— START OF Given data —
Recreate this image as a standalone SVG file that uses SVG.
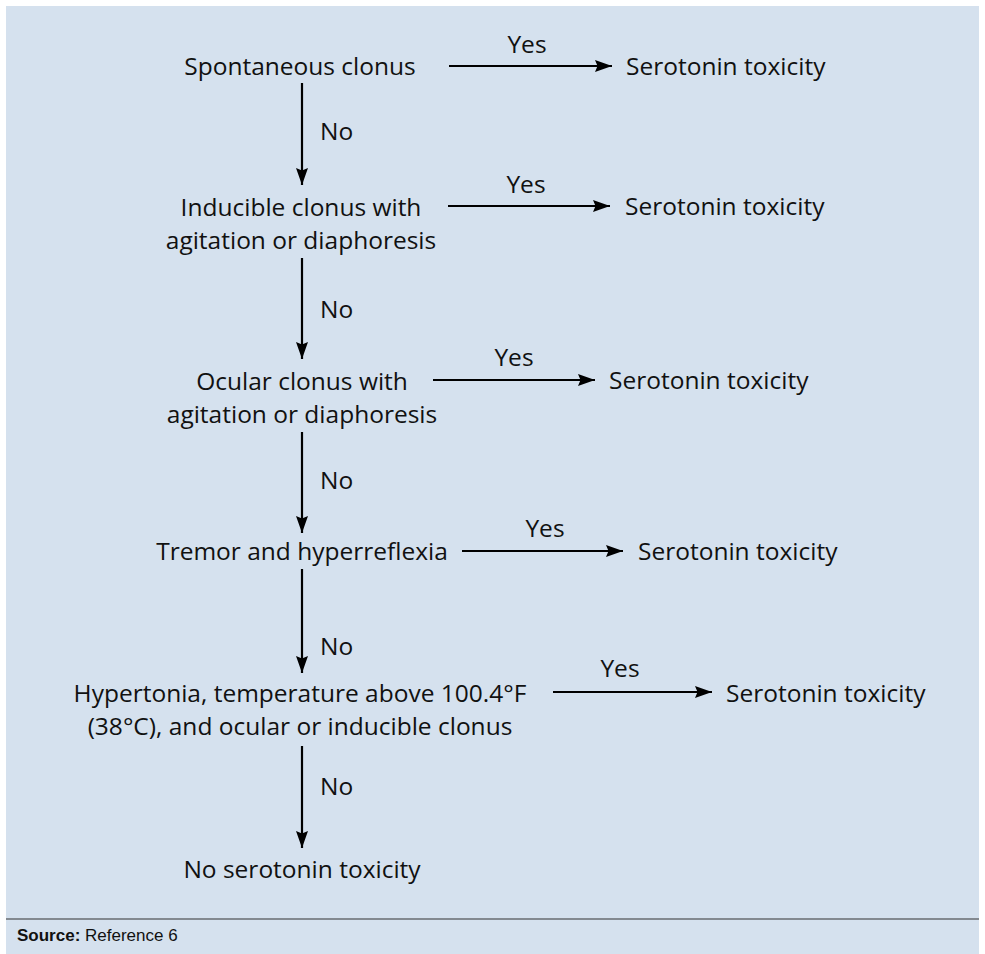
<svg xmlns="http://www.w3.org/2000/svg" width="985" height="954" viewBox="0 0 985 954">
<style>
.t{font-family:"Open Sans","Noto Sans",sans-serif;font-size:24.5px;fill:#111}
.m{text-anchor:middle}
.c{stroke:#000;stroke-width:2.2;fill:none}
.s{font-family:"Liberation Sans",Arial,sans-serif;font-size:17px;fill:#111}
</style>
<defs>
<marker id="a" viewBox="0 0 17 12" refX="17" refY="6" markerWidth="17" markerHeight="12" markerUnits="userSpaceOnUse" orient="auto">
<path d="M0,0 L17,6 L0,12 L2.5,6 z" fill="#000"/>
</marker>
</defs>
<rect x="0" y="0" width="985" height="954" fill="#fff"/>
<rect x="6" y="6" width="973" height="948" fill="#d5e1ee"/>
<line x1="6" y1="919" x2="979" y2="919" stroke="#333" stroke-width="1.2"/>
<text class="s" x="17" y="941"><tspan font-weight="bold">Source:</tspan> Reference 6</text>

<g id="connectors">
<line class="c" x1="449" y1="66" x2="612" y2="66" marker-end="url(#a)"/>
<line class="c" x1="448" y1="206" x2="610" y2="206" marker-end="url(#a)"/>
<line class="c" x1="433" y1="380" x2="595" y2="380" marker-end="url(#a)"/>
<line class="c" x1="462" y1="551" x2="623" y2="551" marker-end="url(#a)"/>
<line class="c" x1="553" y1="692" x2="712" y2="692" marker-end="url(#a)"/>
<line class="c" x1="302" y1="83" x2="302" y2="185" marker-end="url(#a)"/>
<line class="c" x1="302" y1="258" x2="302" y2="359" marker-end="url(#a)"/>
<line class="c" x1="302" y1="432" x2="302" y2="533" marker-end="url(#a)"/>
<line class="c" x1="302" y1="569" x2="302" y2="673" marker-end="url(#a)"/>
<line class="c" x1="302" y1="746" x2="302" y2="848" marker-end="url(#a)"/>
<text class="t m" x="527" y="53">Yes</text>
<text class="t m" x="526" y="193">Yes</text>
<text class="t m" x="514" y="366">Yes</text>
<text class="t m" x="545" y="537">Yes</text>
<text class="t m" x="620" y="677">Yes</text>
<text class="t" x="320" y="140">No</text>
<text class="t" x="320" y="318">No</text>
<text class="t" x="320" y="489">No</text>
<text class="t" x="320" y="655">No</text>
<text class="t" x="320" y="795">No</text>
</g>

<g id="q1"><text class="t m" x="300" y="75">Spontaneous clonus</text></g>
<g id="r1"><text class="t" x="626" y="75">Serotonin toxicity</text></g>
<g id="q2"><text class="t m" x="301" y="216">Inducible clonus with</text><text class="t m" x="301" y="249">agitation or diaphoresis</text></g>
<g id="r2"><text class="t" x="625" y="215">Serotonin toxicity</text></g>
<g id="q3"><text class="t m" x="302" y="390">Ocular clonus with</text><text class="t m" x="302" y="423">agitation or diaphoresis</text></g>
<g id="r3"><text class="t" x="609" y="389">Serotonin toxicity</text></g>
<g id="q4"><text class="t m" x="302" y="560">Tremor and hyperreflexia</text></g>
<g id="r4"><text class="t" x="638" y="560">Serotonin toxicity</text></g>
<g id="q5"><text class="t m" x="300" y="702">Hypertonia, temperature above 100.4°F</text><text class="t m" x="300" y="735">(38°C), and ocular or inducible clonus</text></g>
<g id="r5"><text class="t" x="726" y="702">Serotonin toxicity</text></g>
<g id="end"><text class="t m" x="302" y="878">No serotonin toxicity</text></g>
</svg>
— END OF Given data —
— START OF Given data —
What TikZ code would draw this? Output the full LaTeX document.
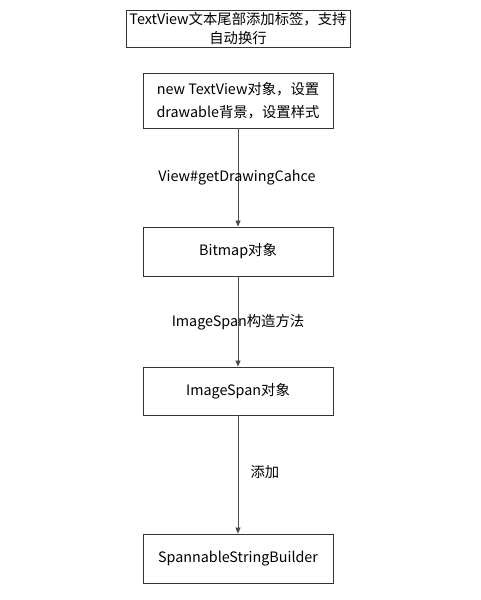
— END OF Given data —
— START OF Given data —
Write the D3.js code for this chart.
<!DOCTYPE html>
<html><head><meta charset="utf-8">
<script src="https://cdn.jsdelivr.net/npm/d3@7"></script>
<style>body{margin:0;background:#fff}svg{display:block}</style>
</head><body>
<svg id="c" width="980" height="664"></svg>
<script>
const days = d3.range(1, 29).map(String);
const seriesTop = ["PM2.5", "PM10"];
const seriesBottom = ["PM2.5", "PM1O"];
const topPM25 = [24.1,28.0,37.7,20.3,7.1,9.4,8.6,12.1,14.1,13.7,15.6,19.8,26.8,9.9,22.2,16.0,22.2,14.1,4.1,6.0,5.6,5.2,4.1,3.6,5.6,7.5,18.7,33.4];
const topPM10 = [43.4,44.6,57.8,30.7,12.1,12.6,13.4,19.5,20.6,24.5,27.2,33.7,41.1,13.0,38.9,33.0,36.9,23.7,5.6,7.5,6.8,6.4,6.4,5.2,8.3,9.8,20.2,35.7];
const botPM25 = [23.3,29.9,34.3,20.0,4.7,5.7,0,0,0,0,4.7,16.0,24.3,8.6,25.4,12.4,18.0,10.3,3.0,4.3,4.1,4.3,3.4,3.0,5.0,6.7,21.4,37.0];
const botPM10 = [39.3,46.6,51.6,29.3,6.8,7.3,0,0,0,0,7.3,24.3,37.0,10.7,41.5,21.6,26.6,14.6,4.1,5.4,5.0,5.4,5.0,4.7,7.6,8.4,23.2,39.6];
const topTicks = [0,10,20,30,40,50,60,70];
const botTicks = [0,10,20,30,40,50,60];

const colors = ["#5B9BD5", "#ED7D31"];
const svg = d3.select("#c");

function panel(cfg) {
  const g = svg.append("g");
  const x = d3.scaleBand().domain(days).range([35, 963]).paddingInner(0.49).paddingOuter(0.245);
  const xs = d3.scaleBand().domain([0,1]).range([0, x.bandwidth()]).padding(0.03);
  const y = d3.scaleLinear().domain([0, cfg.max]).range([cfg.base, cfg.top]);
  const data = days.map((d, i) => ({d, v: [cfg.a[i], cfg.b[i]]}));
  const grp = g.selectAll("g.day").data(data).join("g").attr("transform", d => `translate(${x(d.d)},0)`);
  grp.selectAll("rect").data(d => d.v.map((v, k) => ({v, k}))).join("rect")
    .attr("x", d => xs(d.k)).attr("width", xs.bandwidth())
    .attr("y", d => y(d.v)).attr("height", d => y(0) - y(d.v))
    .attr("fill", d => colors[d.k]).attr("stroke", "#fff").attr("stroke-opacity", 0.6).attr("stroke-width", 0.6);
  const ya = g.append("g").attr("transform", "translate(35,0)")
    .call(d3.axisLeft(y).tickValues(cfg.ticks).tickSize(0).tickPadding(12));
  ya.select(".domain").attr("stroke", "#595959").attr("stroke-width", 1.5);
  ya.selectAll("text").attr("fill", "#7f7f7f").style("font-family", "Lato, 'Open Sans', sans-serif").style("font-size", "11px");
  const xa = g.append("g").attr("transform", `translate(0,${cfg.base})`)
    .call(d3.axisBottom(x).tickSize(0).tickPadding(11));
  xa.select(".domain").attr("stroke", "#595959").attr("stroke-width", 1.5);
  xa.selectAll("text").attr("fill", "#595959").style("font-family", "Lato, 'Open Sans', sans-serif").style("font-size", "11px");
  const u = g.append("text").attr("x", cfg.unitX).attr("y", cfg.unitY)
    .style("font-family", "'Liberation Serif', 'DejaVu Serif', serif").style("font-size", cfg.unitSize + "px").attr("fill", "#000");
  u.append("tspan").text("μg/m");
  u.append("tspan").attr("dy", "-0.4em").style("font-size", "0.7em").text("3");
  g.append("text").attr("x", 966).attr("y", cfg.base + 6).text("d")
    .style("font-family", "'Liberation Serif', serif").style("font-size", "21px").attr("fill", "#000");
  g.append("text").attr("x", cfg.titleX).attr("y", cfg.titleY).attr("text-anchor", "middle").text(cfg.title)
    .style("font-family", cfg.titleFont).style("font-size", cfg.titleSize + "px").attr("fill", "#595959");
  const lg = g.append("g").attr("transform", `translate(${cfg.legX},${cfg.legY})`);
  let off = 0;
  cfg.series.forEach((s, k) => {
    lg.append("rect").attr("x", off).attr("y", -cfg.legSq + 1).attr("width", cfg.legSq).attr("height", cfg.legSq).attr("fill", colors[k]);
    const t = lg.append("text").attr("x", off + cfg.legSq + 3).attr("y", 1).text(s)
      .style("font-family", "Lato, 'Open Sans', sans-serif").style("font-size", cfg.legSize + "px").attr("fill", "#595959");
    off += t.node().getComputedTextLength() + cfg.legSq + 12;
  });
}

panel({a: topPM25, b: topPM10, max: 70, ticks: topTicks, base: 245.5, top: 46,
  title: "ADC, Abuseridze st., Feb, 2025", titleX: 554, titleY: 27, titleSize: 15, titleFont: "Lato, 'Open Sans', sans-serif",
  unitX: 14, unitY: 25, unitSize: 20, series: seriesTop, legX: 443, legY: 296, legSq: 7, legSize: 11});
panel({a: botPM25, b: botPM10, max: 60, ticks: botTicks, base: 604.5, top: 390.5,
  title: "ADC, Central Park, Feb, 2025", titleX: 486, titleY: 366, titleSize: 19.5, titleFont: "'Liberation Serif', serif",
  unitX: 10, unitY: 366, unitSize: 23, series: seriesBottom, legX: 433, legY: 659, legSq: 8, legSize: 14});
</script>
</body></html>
— END OF Given data —
Goal ▸
Make a list of all lines in the data that contain "code".

Result for this task ▸
What TikZ code would draw this? Output the full LaTeX document.
Write the D3.js code for this chart.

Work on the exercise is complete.